Mi fiondo su per le scale.
– Ma che cazzo aspettavi a dirmelo?
– È comparso dal niente, non ne sapevo niente cazzo!
Faccio tutte le cose che mi hanno insegnato i film. Corro sui muri. Salto da una rampa all'altra. Ogni tanto mi fermo e PAM! gli sgancio un calcio sul muso, ma appena appena perde l’equilibrio.
– Dammi un'uscita Doc, porcaputtana!
– Ma prima devi prendere…
– Fanculo! Col cazzo che mi faccio ammazzare da questo coglione!

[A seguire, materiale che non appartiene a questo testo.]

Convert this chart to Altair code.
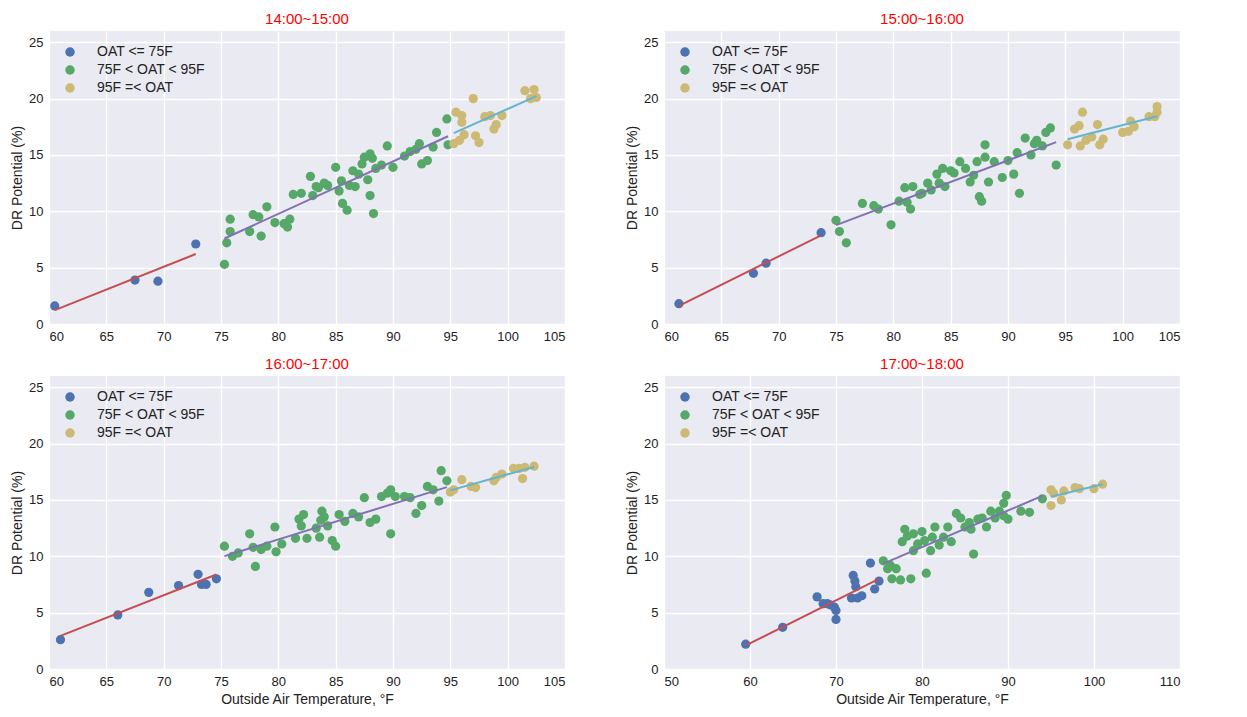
import altair as alt
import pandas as pd

groups = ["OAT <= 75F", "75F < OAT < 95F", "95F =< OAT"]
point_colors = ["#4C72B0", "#55A868", "#CCB974"]
line_colors = ["#C44E52", "#8172B2", "#64B5CD"]

# 14:00~15:00
p1_blue = [(60.5, 1.6), (67.5, 3.9), (69.5, 3.8), (72.8, 7.1)]
p1_green = [(75.3, 5.3), (75.5, 7.2), (75.8, 8.2), (75.8, 9.3), (77.5, 8.2), (77.8, 9.7), (78.3, 9.5), (78.5, 7.8),
            (79, 10.4), (79.7, 9.0), (80.5, 8.9), (80.8, 8.6), (81, 9.3), (81.3, 11.5), (82, 11.6), (82.8, 13.1),
            (83, 11.4), (83.3, 12.2), (83.5, 12.1), (84, 12.5), (84.3, 12.3), (85, 13.9), (85.3, 11.8), (85.5, 12.7),
            (85.6, 10.7), (86, 10.1), (86.2, 12.3), (86.5, 13.6), (86.7, 12.2), (87, 13.3), (87.3, 14.2), (87.5, 14.8),
            (87.8, 12.8), (88, 15.1), (88.2, 14.7), (88, 11.4), (88.3, 9.8), (88.5, 13.8), (89, 14.1), (89.5, 15.8),
            (90, 13.9), (91, 14.9), (91.5, 15.3), (92, 15.5), (92.3, 16.0), (92.5, 14.2), (93, 14.5), (93.5, 15.7),
            (93.8, 17.0), (94.7, 18.2), (94.8, 15.9)]
p1_yellow = [(95.3, 16.0), (95.5, 18.8), (95.8, 16.3), (96, 18.5), (96, 17.9), (96.2, 16.8), (97, 20.0), (97.2, 16.7),
             (97.5, 16.1), (98, 18.4), (98.5, 18.5), (98.8, 17.3), (99, 17.7), (99.5, 18.5), (101.5, 20.7),
             (102, 20.0), (102.3, 20.8), (102.5, 20.1)]

# 15:00~16:00
p2_blue = [(61.3, 1.8), (67.8, 4.5), (68.9, 5.4), (73.7, 8.1)]
p2_green = [(75, 9.2), (75.3, 8.2), (75.9, 7.2), (77.3, 10.7), (78.3, 10.5), (78.7, 10.2), (79.8, 8.8), (80.5, 10.9),
            (81, 12.1), (81.2, 10.8), (81.5, 10.2), (81.7, 12.2), (82.3, 11.5), (82.5, 11.6), (83, 12.5), (83.3, 11.9),
            (83.8, 13.3), (84, 12.5), (84.3, 13.8), (84.5, 12.2), (85, 13.6), (85.3, 13.4), (85.8, 14.4), (86.3, 13.8),
            (86.7, 12.6), (87, 13.2), (87.3, 14.4), (87.5, 11.3), (87.7, 10.9), (88, 14.8), (88, 15.9), (88.3, 12.6),
            (88.8, 14.4), (89.5, 13.0), (90, 14.5), (90.5, 13.3), (90.8, 15.2), (91, 11.6), (91.5, 16.5), (92, 15.0),
            (92.3, 16.0), (92.5, 16.3), (93, 15.8), (93.3, 17.0), (93.7, 17.4), (94.2, 14.1)]
p2_yellow = [(95.2, 15.9), (95.8, 17.3), (96.2, 17.6), (96.5, 18.8), (96.3, 15.8), (96.8, 16.3), (97.3, 16.6),
             (97.8, 17.7), (98, 15.9), (98.3, 16.4), (100, 17.0), (100.5, 17.1), (100.7, 18.0), (101, 17.5),
             (102.3, 18.4), (102.8, 18.4), (103, 19.3), (103, 18.8)]

# 16:00~17:00
p3_blue = [(61, 2.6), (66, 4.8), (68.7, 6.8), (71.3, 7.4), (73, 8.4), (73.3, 7.5), (73.7, 7.5), (74.6, 8.0)]
p3_green = [(75.3, 10.9), (76, 10.0), (76.5, 10.3), (77.5, 12.0), (77.8, 10.8), (78, 9.1), (78.5, 10.6), (79, 10.9),
            (79.7, 12.6), (79.8, 10.4), (80.3, 11.1), (81.5, 11.6), (81.8, 13.3), (82, 12.7), (82.2, 13.7),
            (82.5, 11.6), (83.3, 12.5), (83.6, 11.7), (83.7, 13.2), (83.8, 14.0), (84, 13.5), (84.3, 12.7),
            (84.7, 11.4), (85, 10.9), (85.3, 13.7), (85.8, 13.1), (86.5, 13.8), (87, 13.5), (87.5, 15.2), (88, 13.0),
            (88.5, 13.3), (89, 15.3), (89.5, 15.6), (89.8, 15.9), (89.8, 12.0), (90.2, 15.3), (91, 15.3), (91.5, 15.2),
            (92, 13.8), (92.5, 14.5), (93, 16.2), (93.5, 15.9), (94, 14.9), (94.2, 17.6), (94.7, 16.7)]
p3_yellow = [(95, 15.7), (95.3, 15.9), (96, 16.8), (96.8, 16.2), (97.2, 16.1), (98.8, 16.7), (99, 17.0), (99.5, 17.3),
             (100.5, 17.8), (101, 17.8), (101.3, 16.9), (101.5, 17.9), (102.3, 18.0)]

# 17:00~18:00
p4_blue = [(59.5, 2.2), (63.8, 3.7), (67.8, 6.4), (68.5, 5.8), (69, 5.8), (69.3, 5.7), (69.8, 5.5), (70, 4.4),
           (70, 5.2), (71.8, 6.3), (72, 8.3), (72.2, 7.8), (72.3, 7.3), (72.5, 6.3), (73, 6.5), (74.5, 7.1),
           (75, 7.8), (74, 9.4)]
p4_green = [(75.5, 9.6), (76, 8.9), (76.3, 9.2), (76.5, 8.0), (77, 8.9), (77.5, 7.9), (77.7, 11.3), (78, 12.4),
            (78.3, 11.8), (78.7, 8.0), (79, 12.0), (79, 10.5), (79.5, 11.1), (80, 12.2), (80.3, 11.4), (80.5, 8.5),
            (81, 10.5), (81.2, 11.7), (81.5, 12.6), (82, 11.0), (82.5, 11.7), (83, 12.6), (83.4, 11.3), (84, 13.8),
            (84.5, 13.4), (85, 12.6), (85.5, 13.0), (85.7, 12.4), (86, 10.2), (86.5, 13.3), (87, 13.4), (87.5, 12.6),
            (88, 14.0), (88.5, 13.4), (89, 14.0), (89.5, 13.6), (89.5, 14.7), (89.8, 15.4), (90, 13.3), (91.5, 14.0),
            (92.5, 13.9), (94, 15.1)]
p4_yellow = [(95, 14.5), (95, 15.9), (95.3, 15.6), (96.2, 15.0), (96.5, 15.8), (97.8, 16.1), (98.3, 16.0),
             (100, 16.0), (101, 16.4)]

FONT = "Liberation Sans"
XTITLE = "Outside Air Temperature, °F"


def make_df(blue, green, yellow):
    rows = []
    for g, pts in zip(groups, [blue, green, yellow]):
        for x, y in pts:
            rows.append({"oat": x, "dr": y, "group": g})
    return pd.DataFrame(rows)


def panel(title, df, domain, step, xtitle):
    ticks = list(range(domain[0], domain[1] + 1, step))
    x = alt.X("oat:Q", scale=alt.Scale(domain=domain, nice=False),
              axis=alt.Axis(values=ticks, title=xtitle))
    y = alt.Y("dr:Q", scale=alt.Scale(domain=[0, 25]),
              axis=alt.Axis(values=[0, 5, 10, 15, 20, 25], title="DR Potential (%)"))
    base = alt.Chart(df)
    pts = base.mark_circle(size=85, opacity=1).encode(
        x=x, y=y,
        color=alt.Color("group:N", scale=alt.Scale(domain=groups, range=point_colors),
                        legend=alt.Legend(title=None, orient="top-left", labelFontSize=14,
                                          symbolSize=90, symbolOpacity=1, labelFont=FONT,
                                          labelColor="#222", rowPadding=4, offset=14, labelOffset=20)),
    )
    lines = base.transform_regression("oat", "dr", groupby=["group"]).transform_calculate(
        lc=f"datum.group === '{groups[0]}' ? '{line_colors[0]}' : datum.group === '{groups[1]}' ? '{line_colors[1]}' : '{line_colors[2]}'"
    ).mark_line(strokeWidth=2).encode(x="oat:Q", y="dr:Q", detail="group:N", color=alt.Color("lc:N", scale=None))
    return alt.layer(pts, lines).properties(
        width=516, height=293,
        title=alt.TitleParams(title, color="red", fontSize=15, font=FONT, fontWeight="normal", offset=4),
    ).resolve_scale(color="independent")


c1 = panel("14:00~15:00", make_df(p1_blue, p1_green, p1_yellow), [60, 105], 5, "")
c2 = panel("15:00~16:00", make_df(p2_blue, p2_green, p2_yellow), [60, 105], 5, "")
c3 = panel("16:00~17:00", make_df(p3_blue, p3_green, p3_yellow), [60, 105], 5, XTITLE)
c4 = panel("17:00~18:00", make_df(p4_blue, p4_green, p4_yellow), [50, 110], 10, XTITLE)

chart = alt.vconcat(
    alt.hconcat(c1, c2, spacing=60),
    alt.hconcat(c3, c4, spacing=60),
    spacing=14,
).resolve_scale(color="independent").configure(
    padding={"left": 2, "top": 4, "right": 2, "bottom": 0}
).configure_view(
    fill="#EAEAF2", stroke=None
).configure_axis(
    grid=True, gridColor="white", gridWidth=1.3, domain=False, ticks=False,
    labelFont=FONT, titleFont=FONT, labelFontSize=13, titleFontSize=14, titleFontWeight="normal",
    labelColor="#222", titleColor="#222", labelPadding=6,
)

chart.save("out.html", embed_options={"renderer": "svg", "actions": False})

– Occhei, occhei… Un attimo…
– Ma un attimo cosa?!
– Non sono la fatina dei denti, occhei!
Sono troppo incazzato per continuare.
Passo il quinto piano.
Sesto.
Settimo.
Ottavo.
– Ecco Maggi. Vai al decimo. A destra trovi uno stanzone… L'uscita è lì.
Nono.
Decimo.
La porta a destra.
L'altro in culo.
Afferro la maniglia e spingo. 
Non s'apre. 
C'è scritto tirare.
Tiro. 
S'apre.
Mi sbatto sul telefono appoggiato su una scrivania.
Suona sì, suona cazzo!
Lo afferro.
Mi afferra. Lo stronzo m'ha preso!
Ci dimeniamo. Botte da orbi. Botte da Norris. Botte da Lee.
Siamo al di là della scrivania. Dietro di me, un finestrone, e giù quel cazzo di giardino zen di merda.
– Sai che sei tu? Sei un grandissimo figlio di puttanaaahahaa!
Alla terza modulazione il finestrone si sfascia.
All'aria.

– Bene, fatto.
Mi giro, e guardo il dottore.
– Rivestiti pure, ci vediamo… lunedì? Chiamami verso le cinque.
– Eh… occhei Doc. I soldi?
– Facciamo tutto alla fine. Buona serata!

Me ne vado. In sala d'attesa c'è ancora il tizio che sfoglia la rivista.
A me m'hanno bucato la testa e non son morto.